Junco roto

Estuvo en los recovecos venezolanos  que humedecen las inmensas costas caribeñas Diego Armando Maradona. Antaño ídolo del balompié y en la actualidad  artefacto tronchado, enfermo y cada vez con menos luces en el intelecto. De lo que fue en el césped ya no queda nada, tal vez anécdotas marchitas.

 

Fue recibido con honores por el presidente Nicolás Maduro. Se presentó con los labios pintados de rojo. Otras de sus extravagancias.

 

Maradona es hoy   una especie de cromo caduco, un ser que ha dilapidado su vida una y más veces. Nunca asimiló el triunfo, se embelesó en demasía con la las lisonjas, dejándose arrastrar sin cortapisas en el mejunje de los vapores alucinógenos.

 

 Fue llevado a Cuba con el deseo de aliviarle sus males. Fidel Castro  lo usó, igual que las autoridades políticas y deportivas de Argentina, pero nunca se le curó;  le dejaron  hacer en la isla lo que bien le apetecía. Se pasaba noches completas  en las discotecas de La Habana o en bacanales privadas, siendo  arrebatado de esos tugurios al alba como un saco de desperdicios y depositado en un psiquiátrico un par de semanas.

 

Uno siente lastima. En el fútbol fue uno de esos genios que la propia naturaleza moldea a su semejanza, es decir con truenos, relámpagos y algún que otro remanso de armonía.

 

No era un dios en el sentido mitológico del concepto, pero se acercaba. Los que le han visto jugar con esa habilidad innata para producir goles, lo siguen idolatrando.

 

El Pibe en el césped, con un balón entre sus piernas arqueadas, era algo sobrenatural; después, en el labrantío humano, barro mal cocido. Y es que los fetiches suelen  volverse seres caprichosos, y aún estado además bañados en multitudes, se hallan solos en su interior. Son hojas resbalosas del frondoso árbol de la vida.

 

“Diego era una pelota” y lo que parece un requiebro, es simplemente el reflejo de su composición como hombre.
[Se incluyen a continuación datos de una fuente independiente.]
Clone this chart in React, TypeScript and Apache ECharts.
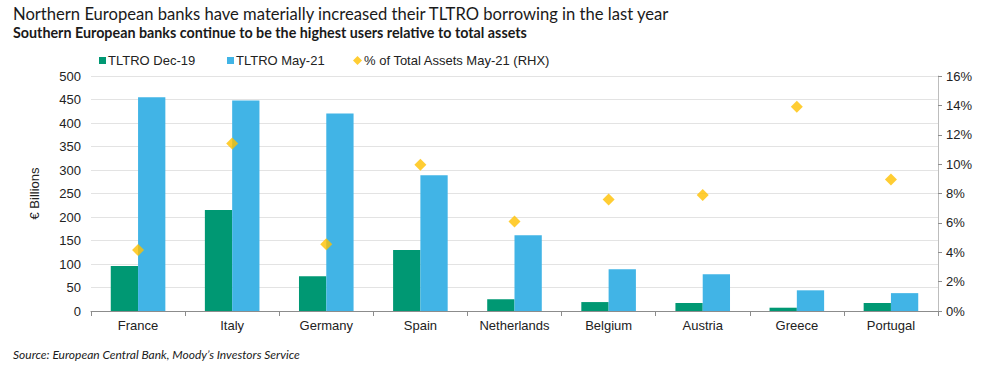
import React, { useEffect, useRef } from "react";
import * as echarts from "echarts";

const categories = ["France", "Italy", "Germany", "Spain", "Netherlands", "Belgium", "Austria", "Greece", "Portugal"];
const tltroDec19 = [96, 215, 74, 130, 25, 19, 17, 7, 17];
const tltroMay21 = [455, 448, 420, 289, 161, 89, 78, 44, 38];
const pctAssetsMay21 = [4.15, 11.4, 4.55, 9.95, 6.1, 7.6, 7.9, 13.9, 8.95];
const leftTicks = { min: 0, max: 500, interval: 50 };
const rightTicks = { min: 0, max: 16, interval: 2 };

const GREEN = "#009873";
const BLUE = "#41B4E6";
const GOLD = "#FFC000";
const TXT = "#222222";

const legendText = { fontFamily: "Liberation Sans", fontSize: 13, color: TXT, padding: [0, 0, 0, -3] };

export default function App() {
  const ref = useRef<HTMLDivElement>(null);
  useEffect(() => {
    const chart = echarts.init(ref.current!, null, { renderer: "svg" });
    chart.setOption({
      animation: false,
      backgroundColor: "#ffffff",
      title: [
        {
          text: "Northern European banks have materially increased their TLTRO borrowing in the last year",
          left: 8,
          top: 0,
          textStyle: { fontFamily: "Lato", fontSize: 16.6, fontWeight: "normal", color: "#1a1a1a" },
        },
        {
          text: "Southern European banks continue to be the highest users relative to total assets",
          left: 8,
          top: 20,
          textStyle: { fontFamily: "Lato", fontSize: 14.3, fontWeight: "bold", color: "#1a1a1a" },
        },
        {
          text: "Source: European Central Bank, Moody’s Investors Service",
          left: 8,
          top: 343,
          textStyle: { fontFamily: "Lato", fontSize: 12, fontStyle: "italic", fontWeight: "normal", color: "#1a1a1a" },
        },
      ],
      legend: [
        {
          left: 94,
          top: 49,
          itemWidth: 7,
          itemHeight: 7,
          textStyle: legendText,
          data: [{ name: "TLTRO Dec-19", icon: "rect" }],
        },
        {
          left: 222,
          top: 49,
          itemWidth: 7,
          itemHeight: 7,
          textStyle: legendText,
          data: [{ name: "TLTRO May-21", icon: "rect" }],
        },
        {
          left: 348,
          top: 49,
          itemWidth: 9,
          itemHeight: 9,
          textStyle: legendText,
          data: [{ name: "% of Total Assets May-21 (RHX)", icon: "diamond" }],
        },
      ],
      grid: { left: 91, right: 62, top: 76, bottom: 61, containLabel: false },
      xAxis: {
        type: "category",
        data: categories,
        axisLine: { lineStyle: { color: "#8c8c8c", width: 1 } },
        axisTick: { show: true, length: 5, lineStyle: { color: "#8c8c8c" } },
        axisLabel: { fontFamily: "Liberation Sans", fontSize: 13, color: TXT, margin: 8 },
      },
      yAxis: [
        {
          type: "value",
          ...leftTicks,
          name: "€ Billions",
          nameLocation: "middle",
          nameRotate: 90,
          nameGap: 50,
          nameTextStyle: { fontFamily: "Liberation Sans", fontSize: 13, color: TXT },
          axisLine: { show: false },
          axisTick: { show: false },
          axisLabel: { fontFamily: "Liberation Sans", fontSize: 13, color: TXT, margin: 10 },
          splitLine: { show: true, lineStyle: { color: "#e3e3e3", width: 1 } },
        },
        {
          type: "value",
          ...rightTicks,
          position: "right",
          axisLine: { show: true, lineStyle: { color: "#bdbdbd", width: 1 } },
          axisTick: { show: true, length: 4, inside: false, lineStyle: { color: "#8c8c8c" } },
          axisLabel: { fontFamily: "Liberation Sans", fontSize: 13, color: TXT, margin: 8, formatter: "{value}%" },
          splitLine: { show: false },
        },
      ],
      series: [
        {
          name: "TLTRO Dec-19",
          type: "bar",
          data: tltroDec19,
          itemStyle: { color: GREEN },
          barGap: "0%",
          barCategoryGap: "42%",
        },
        {
          name: "TLTRO May-21",
          type: "bar",
          data: tltroMay21,
          itemStyle: { color: BLUE },
          barGap: "0%",
          barCategoryGap: "42%",
        },
        {
          name: "% of Total Assets May-21 (RHX)",
          type: "scatter",
          yAxisIndex: 1,
          data: pctAssetsMay21,
          symbol: "diamond",
          symbolSize: 12,
          itemStyle: { color: GOLD },
          z: 5,
        },
      ],
    });
    return () => chart.dispose();
  }, []);
  return <div ref={ref} style={{ width: 1000, height: 372, position: "absolute", left: 0, top: 0 }} />;
}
El Pibe debería haber tenido un balón en sus ojos y un cerebro que le  ayudara a distinguir entre lo conveniente y  lo incorrecto.

 

El muchacho nacido los arrabales de  Río de La Plata y que llegó a conseguir para Argentina en  1986 una  Copa del Mundo, fue un meteorito en lo que a buen fútbol se refiere. Tardará en nacer, si es que nace, un jugador de esa categoría, al que sin embargo una vida extravagante le llevó al submundo de la droga del que parece que le está costando salir.

 

Su palmarés es de los que se admiran desde el primer momento y se recuerda por décadas.

 

Vino el Club de Fútbol Barcelona, y en 1984 fue transferido al Nápoles por una cifra astronómica para aquellos días: de 10 millones de dólares. Hoy se pagarían cien o más.

 

Con la presencia de Maradona en el fútbol italiano, el “Napoli” obtuvo el título de la liga, la copa de la UEFA,  y ya en el año 1990, otra vez el campeonato.

 

A partir de ahí llegaron las persistentes caídas. Pasó al Sevilla de una forma muy accidentada y regresó a su Argentina amada. Aquí tampoco las cosas, a razón de los estupefacientes, le fueron bien, y aún así seguía arropado de una afición fiel que intentó comprender su problema y ayudarlo en lo posible.

 

Su mal no ha sido otro que el no saber asimilar y  administrar la idolatría que sentían hacia  él los fanáticos. Tuvo que padecer muchas desilusiones. Estaba construido solamente para jugar al fútbol, pero ante la vida era débil y manejable como solitario junco.


Lo hemos escuchado hablar – mejor babear – en la televisión venezolana. Daba pena. Era un junco quebrado.